Begin

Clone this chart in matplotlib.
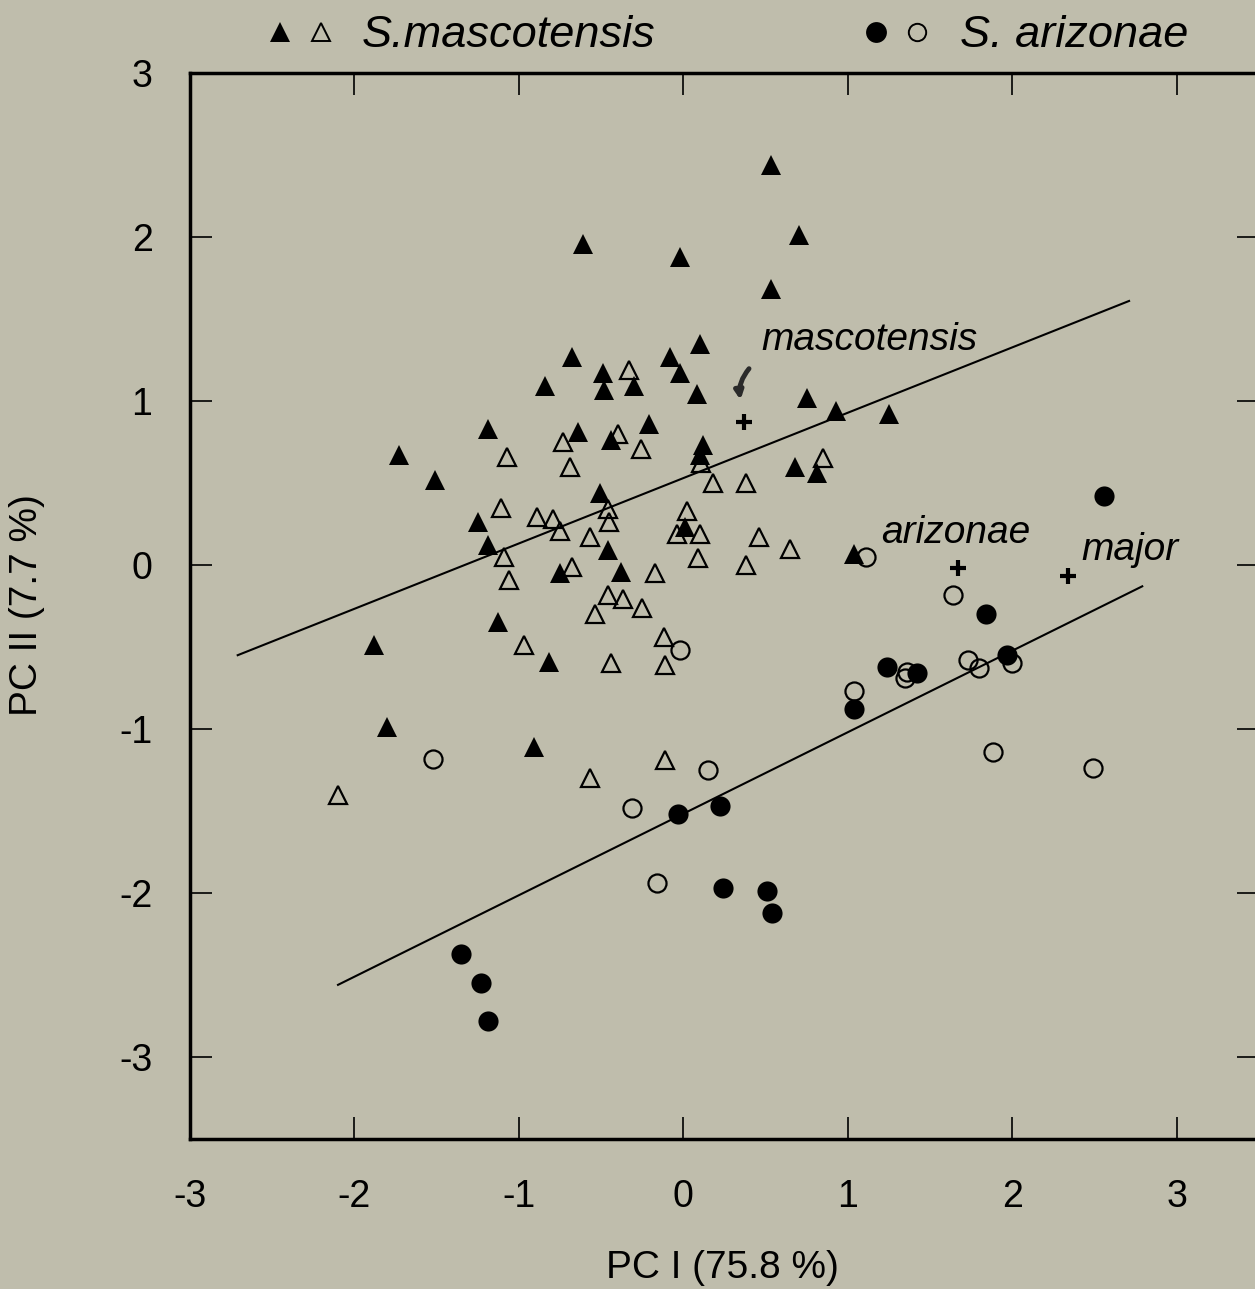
import matplotlib
matplotlib.use("Agg")
import matplotlib.pyplot as plt

plt.rcParams['font.family'] = ['Liberation Sans', 'DejaVu Sans']
plt.rcParams['axes.unicode_minus'] = False

# S. mascotensis, filled triangles
masc_filled_x = [0.53, 0.70, -0.61, -0.02, 0.53, 0.10, -0.68, -0.08, -0.49, -0.02,
                 -0.30, -0.84, -0.48, 0.08, 0.75, 0.93, 1.25, -0.21, -1.19, -0.64,
                 -0.44, 0.12, 0.10, -1.73, 0.68, 0.81, -1.51, -0.51, -1.25, 0.01,
                 -1.19, -0.46, 1.04, -0.75, -0.38, -1.13, -1.88, -0.82, -1.80, -0.91]
masc_filled_y = [2.44, 2.01, 1.96, 1.88, 1.68, 1.35, 1.27, 1.27, 1.17, 1.17,
                 1.09, 1.09, 1.07, 1.04, 1.02, 0.94, 0.92, 0.86, 0.83, 0.81,
                 0.76, 0.73, 0.67, 0.67, 0.60, 0.56, 0.52, 0.44, 0.26, 0.23,
                 0.12, 0.09, 0.07, -0.05, -0.04, -0.35, -0.49, -0.59, -0.99, -1.11]

# S. mascotensis, open triangles
masc_open_x = [-0.33, -0.40, -0.73, -0.26, -1.07, -0.69, 0.11, 0.85, 0.18, 0.38,
               -1.11, -0.89, -0.79, -0.75, -0.57, -0.46, -0.45, 0.02, -0.04, 0.10,
               0.09, 0.46, 0.65, 0.38, -1.09, -0.68, -0.17, -1.06, -0.46, -0.37,
               -0.25, -0.54, -0.97, -0.12, -0.44, -0.11, -2.10, -0.57, -0.11]
masc_open_y = [1.19, 0.80, 0.75, 0.71, 0.66, 0.60, 0.62, 0.65, 0.50, 0.50,
               0.35, 0.29, 0.28, 0.21, 0.17, 0.34, 0.26, 0.33, 0.19, 0.19,
               0.04, 0.17, 0.10, 0.00, 0.05, -0.01, -0.05, -0.09, -0.18, -0.21,
               -0.26, -0.30, -0.49, -0.44, -0.60, -0.61, -1.40, -1.30, -1.19]

# S. arizonae, filled circles
ariz_filled_x = [2.56, 1.84, 1.97, 1.24, 1.42, 1.04, -0.03, 0.22, 0.24, 0.51,
                 0.54, -1.35, -1.23, -1.19]
ariz_filled_y = [0.42, -0.30, -0.55, -0.62, -0.66, -0.88, -1.52, -1.47, -1.97, -1.99,
                 -2.12, -2.37, -2.55, -2.78]

# S. arizonae, open circles
ariz_open_x = [1.11, 1.64, 1.73, 1.80, 2.00, 1.36, 1.35, 1.04, 1.88, 2.49,
               -0.02, -1.52, 0.15, -0.31, -0.16]
ariz_open_y = [0.05, -0.18, -0.58, -0.63, -0.60, -0.65, -0.69, -0.77, -1.14, -1.24,
               -0.52, -1.18, -1.25, -1.48, -1.94]

# group centroids and their names
centroid_x = [0.37, 1.67, 2.34]
centroid_y = [0.87, -0.02, -0.07]
centroid_names = ['mascotensis', 'arizonae', 'major']
name_x = [0.475, 1.205, 2.42]
name_y = [1.31, 0.134, 0.03]

# regression lines (end points)
line_masc_x = [-2.71, 2.71]
line_masc_y = [-0.55, 1.61]
line_ariz_x = [-2.10, 2.79]
line_ariz_y = [-2.56, -0.13]

bg = '#bfbdac'
fig = plt.figure(figsize=(12.55, 12.89), dpi=100, facecolor=bg)
ax = fig.add_axes([190/1255, 150/1289, 1069/1255, 1066/1289])
ax.set_facecolor(bg)

ax.plot(line_masc_x, line_masc_y, color='black', lw=1.5, zorder=2)
ax.plot(line_ariz_x, line_ariz_y, color='black', lw=1.5, zorder=2)

ax.plot(masc_filled_x, masc_filled_y, '^', ms=15, color='black', mew=0, zorder=3)
ax.plot(masc_open_x, masc_open_y, '^', ms=13.5, mfc='none', mec='black', mew=1.6, zorder=3)
ax.plot(ariz_filled_x, ariz_filled_y, 'o', ms=14.5, color='black', mew=0, zorder=3)
ax.plot(ariz_open_x, ariz_open_y, 'o', ms=13, mfc='none', mec='black', mew=1.6, zorder=3)
ax.plot(centroid_x, centroid_y, '+', ms=12, color='black', mew=3, zorder=3)

for nx, ny, name in zip(name_x, name_y, centroid_names):
    ax.text(nx, ny, name, fontsize=28, fontstyle='italic', ha='left', va='baseline')

# small hand-drawn pointer
ax.annotate('', xy=(0.35, 0.99), xytext=(0.41, 1.21),
            arrowprops=dict(arrowstyle='-|>', color='#2a2a2a', lw=3.5,
                            mutation_scale=12, connectionstyle='arc3,rad=0.25'))

ax.set_xlim(-3, 3.5)
ax.set_ylim(-3.5, 3)
ax.set_xticks([-3, -2, -1, 0, 1, 2, 3])
ax.set_yticks([-3, -2, -1, 0, 1, 2, 3])
ax.tick_params(direction='in', length=16, width=1.2, top=True, right=True,
               labelsize=27)
ax.tick_params(axis='x', pad=29)
ax.tick_params(axis='y', pad=27)
for s in ax.spines.values():
    s.set_linewidth(2.5)

ax.set_xlabel('PC I (75.8 %)', fontsize=28)
ax.set_ylabel('PC II (7.7 %)', fontsize=28)
ax.xaxis.set_label_coords(0.4977, -0.104)
ax.yaxis.set_label_coords(-0.136, 0.501)

# header key
ax.plot([0.0841], [1.0385], '^', ms=14, color='black', mew=0, transform=ax.transAxes, clip_on=False)
ax.plot([0.1225], [1.0385], '^', ms=13, mfc='none', mec='black', mew=1.4,
        transform=ax.transAxes, clip_on=False)
ax.text(0.1609, 1.0245, 'S.mascotensis', fontsize=32.5, fontstyle='italic',
        transform=ax.transAxes, va='baseline')
ax.plot([0.6417], [1.0385], 'o', ms=15, color='black', mew=0, transform=ax.transAxes, clip_on=False)
ax.plot([0.6800], [1.0385], 'o', ms=12.5, mfc='none', mec='black', mew=1.4,
        transform=ax.transAxes, clip_on=False)
ax.text(0.7203, 1.0245, 'S. arizonae', fontsize=32.5, fontstyle='italic',
        transform=ax.transAxes, va='baseline')

fig.savefig('out.png', dpi=100, facecolor=bg)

End

**Exercise**
Extract, word for word, each line from the top of the data down to and including the line with "-0.26, -0.30, -0.49, -0.44, -0.60, -0.61, -1.40, -1.30, -1.19]"; skip the pictures.

**Solution to the exercise**
Clone this chart in matplotlib.
import matplotlib
matplotlib.use("Agg")
import matplotlib.pyplot as plt

plt.rcParams['font.family'] = ['Liberation Sans', 'DejaVu Sans']
plt.rcParams['axes.unicode_minus'] = False

# S. mascotensis, filled triangles
masc_filled_x = [0.53, 0.70, -0.61, -0.02, 0.53, 0.10, -0.68, -0.08, -0.49, -0.02,
                 -0.30, -0.84, -0.48, 0.08, 0.75, 0.93, 1.25, -0.21, -1.19, -0.64,
                 -0.44, 0.12, 0.10, -1.73, 0.68, 0.81, -1.51, -0.51, -1.25, 0.01,
                 -1.19, -0.46, 1.04, -0.75, -0.38, -1.13, -1.88, -0.82, -1.80, -0.91]
masc_filled_y = [2.44, 2.01, 1.96, 1.88, 1.68, 1.35, 1.27, 1.27, 1.17, 1.17,
                 1.09, 1.09, 1.07, 1.04, 1.02, 0.94, 0.92, 0.86, 0.83, 0.81,
                 0.76, 0.73, 0.67, 0.67, 0.60, 0.56, 0.52, 0.44, 0.26, 0.23,
                 0.12, 0.09, 0.07, -0.05, -0.04, -0.35, -0.49, -0.59, -0.99, -1.11]

# S. mascotensis, open triangles
masc_open_x = [-0.33, -0.40, -0.73, -0.26, -1.07, -0.69, 0.11, 0.85, 0.18, 0.38,
               -1.11, -0.89, -0.79, -0.75, -0.57, -0.46, -0.45, 0.02, -0.04, 0.10,
               0.09, 0.46, 0.65, 0.38, -1.09, -0.68, -0.17, -1.06, -0.46, -0.37,
               -0.25, -0.54, -0.97, -0.12, -0.44, -0.11, -2.10, -0.57, -0.11]
masc_open_y = [1.19, 0.80, 0.75, 0.71, 0.66, 0.60, 0.62, 0.65, 0.50, 0.50,
               0.35, 0.29, 0.28, 0.21, 0.17, 0.34, 0.26, 0.33, 0.19, 0.19,
               0.04, 0.17, 0.10, 0.00, 0.05, -0.01, -0.05, -0.09, -0.18, -0.21,
               -0.26, -0.30, -0.49, -0.44, -0.60, -0.61, -1.40, -1.30, -1.19]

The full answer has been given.